Francisco Goya was a Spanish painter and printmaker who used the etching medium to create some of the most powerful and compelling images ever done. Both revered and despised by Spain at a time when its religious, social, and political climates hung in the balance, Goya's various series spoke out blatantly against the enormous injustices he witnessed; and though he displayed a quiet, sorrowful air in his work, his prints often put his own life in danger.
Francisco José de Goya y Lucientes was born on March 30, 1746 in Fuendetodos, Aragon, Spain. He began studying painting at age 14 and later moved to Madrid to study with painter Anton Raphael Mengs. He married Josepha Baye in 1773. The couple's life together was characterised by an almost constant series of pregnancies and miscarriages. He became a court painter to the Spanish Crown in 1786 and this early portion of his career is marked by portraits of the Spanish aristocracy.
Living in a world that changed drastically and often, his works catalogue an ever-growing bitterness toward his country, during the Napleonic occupation of Spain and the revitalization of the Spanish Inquisition, in particular. His youth was spent in traditional school; he went on to apprentice under Jose Luzan, Tiepolo, and Mengs. His career as an artist would be expansive: designing tapestries at the Royal Tapestry Workshop for over 5 years, painting frescoes of the various landmarks and cloisters, doing portraiture for Spain's royalty. A canvas he painted for the altar at the Church of San Francisco El Grande led to his membership at the Royal Academy of Fine Art.
Goya's introduction to printmaking began at the beginning of the 1790s, following an illness that left him mostly deaf. The sudden detachment from daily social life was perhaps what led to his close inspection of the world he was living in. Goya had an affinity to the etchings of Marcantonio Raimondi and Velazquez and, while many of his contemporaries saw folly in Goya's attempts to copy and emulate them, he had access to a wide range of the long-dead printmakers' works that had been contained in the royal collection. Soon he had created the first of his famous etched series, the Caprichos. Originally done in 1799, it marks the beginning of a haunting, yet sometimes humorous, observation of a decaying country, reflecting his own grief and bitterness.
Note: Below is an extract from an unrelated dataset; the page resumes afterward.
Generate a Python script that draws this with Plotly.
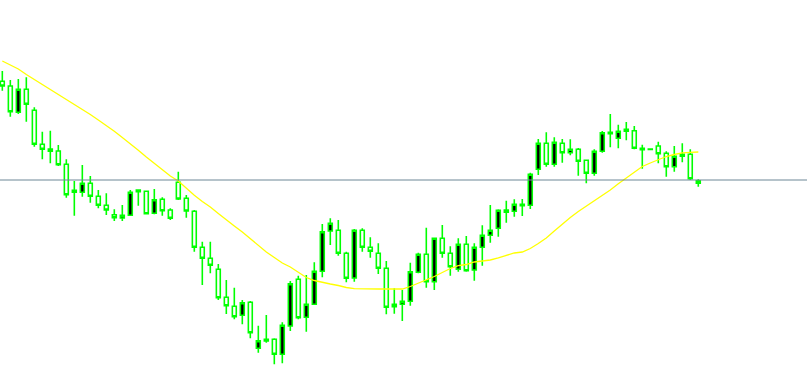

Although he did not make known his intention when creating the aquatint plates of The Disasters of War in the 1810s, art historians view them as a visual protest against the violence of the 1808 'Dos de Mayo Uprising', the subsequent Peninsular War and the setbacks to the liberal cause following the resoration of the Bourbon monarchy in 1814. The scenes are singularly disturbing, sometimes macabre in their depiction of battlefield horror, and represent an outraged conscience in the face of death and destruction. They were not published until 1863, 35 years after his death. It is likely that only then was it considered politically safe to distribute a sequence of artworks criticising both the French and restored Bourbons
Tormented by a dread of old age and fear of madness, the latter possibly from anxiety caused by an undiagnosed illness that left him deaf from the early 1790s, Francisco Goya eventually moved to Bordeaux, France, where he would stay until his death on April 4, 1828, at the age of 82.